Ten of the nation's largest banks have received the Treasury approval for TARP repayment, as they are now able to tap the debt markets without FDIC's support and also access the equity markets as the investor confidence returns in the stronger banks.
While the bigger banks have benefited a lot from the various programs launched by the Federal Reserve, the Treasury and the FDIC, and are now in a much better shape, many smaller banks are still in a very weak financial state, and the FDIC's list of problem banks continues to grow. Further, government efforts have not succeeded in restoring the lending activity at the banks. Lower lending activity will continue to hurt the margins, though the low interest rate environment should be beneficial to the banks with a liability sensitive balance sheet.

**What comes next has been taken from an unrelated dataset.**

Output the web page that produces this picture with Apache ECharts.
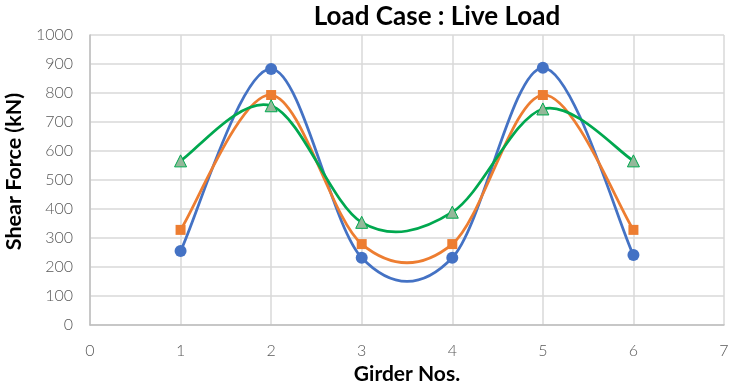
<!DOCTYPE html>
<html>
<head>
<meta charset="utf-8">
<script src="https://cdn.jsdelivr.net/npm/echarts@6/dist/echarts.min.js"></script>
<style>html,body{margin:0;padding:0;background:#fff}#c{width:733px;height:382px}</style>
</head>
<body>
<div id="c"></div>
<script>
const girders = [1, 2, 3, 4, 5, 6];
const seriesBlue = [255, 883, 232, 232, 887, 241];
const seriesOrange = [328, 793, 279, 279, 793, 328];
const seriesGreen = [566, 756, 354, 389, 745, 566];
const yTicks = [0, 100, 200, 300, 400, 500, 600, 700, 800, 900, 1000];
const xTicks = [0, 1, 2, 3, 4, 5, 6, 7];

const pairs = arr => girders.map((g, i) => [g, arr[i]]);
const font = 'Lato, "Open Sans", "Liberation Sans", sans-serif';

// Excel-like smoothed curve (Catmull-Rom Bezier segments) drawn through the axis scales
function splineSeries(values, color, z) {
  return {
    type: 'custom', z: z, silent: true,
    data: pairs(values),
    renderItem: function (params, api) {
      const i = params.dataIndex;
      const n = girders.length;
      if (i >= n - 1) return null;
      const P = k => {
        const j = Math.max(0, Math.min(n - 1, k));
        return api.coord([girders[j], values[j]]);
      };
      const p0 = P(i - 1), p1 = P(i), p2 = P(i + 1), p3 = P(i + 2);
      return {
        type: 'bezierCurve',
        shape: {
          x1: p1[0], y1: p1[1], x2: p2[0], y2: p2[1],
          cpx1: p1[0] + (p2[0] - p0[0]) / 6, cpy1: p1[1] + (p2[1] - p0[1]) / 6,
          cpx2: p2[0] - (p3[0] - p1[0]) / 6, cpy2: p2[1] - (p3[1] - p1[1]) / 6
        },
        style: {stroke: color, lineWidth: 2.75, fill: null, lineCap: 'round'}
      };
    }
  };
}

function markerSeries(values, symbol, size, fill, border, z) {
  return {
    type: 'scatter', z: z, data: pairs(values),
    symbol: symbol, symbolSize: size,
    itemStyle: {color: fill, borderColor: border, borderWidth: border ? 1 : 0, opacity: 1}
  };
}

const chart = echarts.init(document.getElementById('c'), null, {renderer: 'canvas'});
chart.setOption({
  animation: false,
  backgroundColor: '#fff',
  title: {
    text: 'Load Case : Live Load',
    left: 432, top: -1, textAlign: 'center',
    textStyle: {fontFamily: font, fontSize: 26, fontWeight: 'bold', color: '#000'}
  },
  grid: {left: 90, right: 9, top: 35, bottom: 57, containLabel: false, outerBoundsMode: 'none'},
  xAxis: {
    type: 'value', min: xTicks[0], max: xTicks[xTicks.length - 1], interval: 1,
    name: 'Girder Nos.', nameLocation: 'middle', nameGap: 33,
    nameTextStyle: {fontFamily: font, fontSize: 21, fontWeight: 'bold', color: '#000'},
    axisLine: {show: true, lineStyle: {color: '#bfbfbf', width: 1.5}},
    axisTick: {show: false},
    axisLabel: {fontFamily: font, fontSize: 16, color: '#595959', margin: 18, fontWeight: 300},
    splitLine: {show: true, lineStyle: {color: '#d9d9d9', width: 1.5}}
  },
  yAxis: {
    type: 'value', min: yTicks[0], max: yTicks[yTicks.length - 1], interval: 100,
    name: 'Shear Force (kN)', nameLocation: 'middle', nameGap: 55,
    nameTextStyle: {fontFamily: font, fontSize: 21.5, fontWeight: 'bold', color: '#000',
      padding: [0, 0, 0, 17]},
    axisLine: {show: true, lineStyle: {color: '#bfbfbf', width: 1.5}},
    axisTick: {show: false},
    axisLabel: {fontFamily: font, fontSize: 16, color: '#595959', margin: 17, fontWeight: 300,
      formatter: v => String(v)},
    splitLine: {show: true, lineStyle: {color: '#d9d9d9', width: 1.5}}
  },
  series: [
    splineSeries(seriesBlue, '#4472c4', 2),
    markerSeries(seriesBlue, 'circle', 12, '#4472c4', null, 3),
    splineSeries(seriesOrange, '#ed7d31', 4),
    markerSeries(seriesOrange, 'rect', 10, '#ed7d31', null, 5),
    splineSeries(seriesGreen, '#00a84f', 6),
    markerSeries(seriesGreen, 'triangle', 12, '#94b89a', '#00a84f', 7)
  ]
});
</script>
</body>
</html>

For the last few quarters, the banks have mainly suffered due to the losses in the mortgages and Commercial Real Estate (residential construction loans). Housing prices have continued to decline, and given the sharp increase in the level of unemployment, we anticipate continued losses in these portfolios. Further, deterioration in other Commercial Real Estate loans is now rising at a rapid pace, and the downturn in this class is also likely to be very challenging.
With deterioration in the overall economic environment and rising job losses, we anticipate the losses will continue to increase in all the other asset classes as well, especially in the consumer related loans. It was recently reported that U.S. credit card delinquencies rose to a record high and are expected to rise further. We expect the asset quality deterioration to continue at least through the end of FY09.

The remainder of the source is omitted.